Building trust, preventing crises
In the face of rising competition, K-12 leaders are quickly realizing that traditional ways of dealing with PR crises don’t cut it. A one-off press release or a public meeting can do little to reverse the flow of misinformation once a story gains traction in the socialsphere.
To truly prevent crises before they happen, your district needs to earn community trust up front. That can only happen through a system of ongoing, active listening.
My colleague Dr. Gerald Dawkins, a former K-12 superintendent, often cites these three key steps for building stakeholder support and preventing potential crises:
- Set up a listening station. Conversations about your schools happen everywhere, all the time. Make sure you have a way to easily monitor and respond to feedback and social chatter as it happens. Having your ear to the ground will give you a head start on a potential problem or crisis.

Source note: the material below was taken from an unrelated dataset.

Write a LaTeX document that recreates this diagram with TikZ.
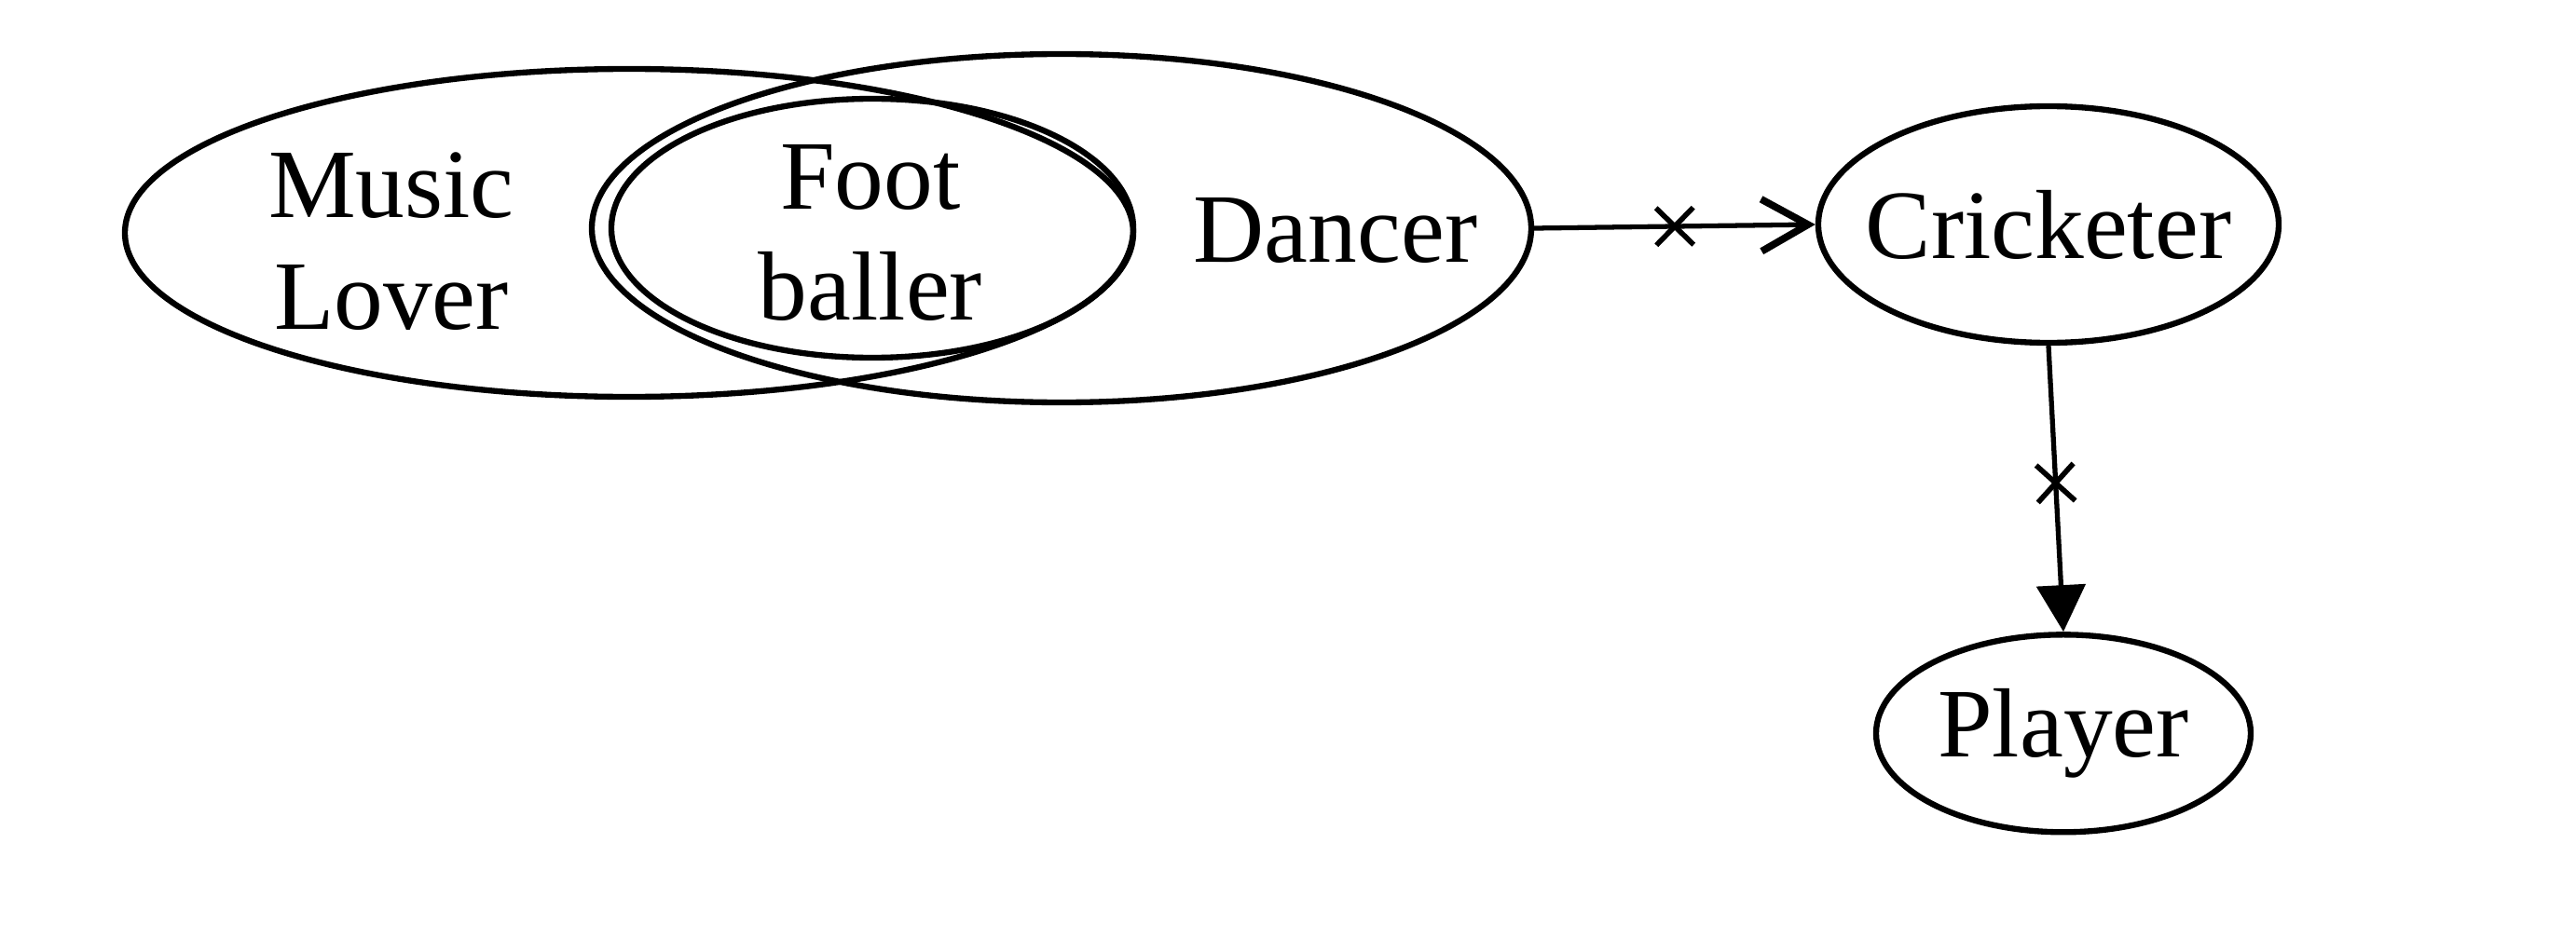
\documentclass[tikz,border=0pt]{standalone}
\usepackage{fontspec}
\setmainfont{Liberation Serif}
\usetikzlibrary{shapes.geometric}
\usetikzlibrary{arrows.meta}
\usetikzlibrary{positioning}
\usetikzlibrary{decorations.markings}
\tikzset{el/.style={draw,ellipse,line width=1.8pt,inner sep=0pt}}
\tikzset{tx/.style={font=\fontsize{30}{34}\selectfont,align=center,inner sep=0pt}}
\tikzset{xm/.style={postaction={decorate},decoration={markings,mark=at position #1 with {\draw[-,line width=1.6pt] (-0.2,-0.2) -- (0.2,0.2) (-0.2,0.2) -- (0.2,-0.2);}}}}

\begin{document}
\begin{tikzpicture}
\useasboundingbox (0,0) rectangle (27.64,9.92);
% sets
\node [el, minimum width=10.82cm, minimum height=3.52cm] (ml) at (6.75,7.42) {};
\node [el, minimum width=10.08cm, minimum height=3.74cm] (dn) at (11.39,7.47) {};
\node [el, minimum width=5.6cm, minimum height=2.78cm] (fb) at (9.36,7.47) {};
\node [tx] (mlt) at (4.20,7.33) {Music\\Lover};
\node [tx] (fbt) at (9.34,7.42) {Foot\\baller};
\node [tx] (dnt) at (14.33,7.45) {Dancer};

\node [el, minimum width=4.94cm, minimum height=2.54cm] (cr) at (21.98,7.51) {};
\node [tx] (crt) at (cr.center) {Cricketer};
\node [el, minimum width=4.02cm, minimum height=2.12cm, below=3.07cm of cr, xshift=0.16cm] (pl) {};
\node [tx] (plt) at (pl.center) {Player};

\draw [line width=1.5pt, -{Straight Barb[length=0.5cm,width=0.56cm,line width=2.2pt]}, xm=0.5] (dn.east) -- (cr.west);
\draw [line width=1.5pt, -{Triangle[length=0.5cm,width=0.52cm]}, xm=0.48] (cr.south) -- (pl.north);
\end{tikzpicture}
\end{document}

- Make trust a part of your culture. Parents, students, and staff often know and sense problems before you do. They need to know they can come to you when something’s not right. Create a safe place for these conversations and empower your community to speak up.
- Listen like you mean it. There’s passive listening. And there’s authentic listening. School districts are great at getting information out. Where they too often struggle is on the other side of the equation—at listening and responding to feedback. If you want to stay ahead of a crisis in your district, you have to listen with purpose.
The question now for school leaders is, how are you working to build trust in your community?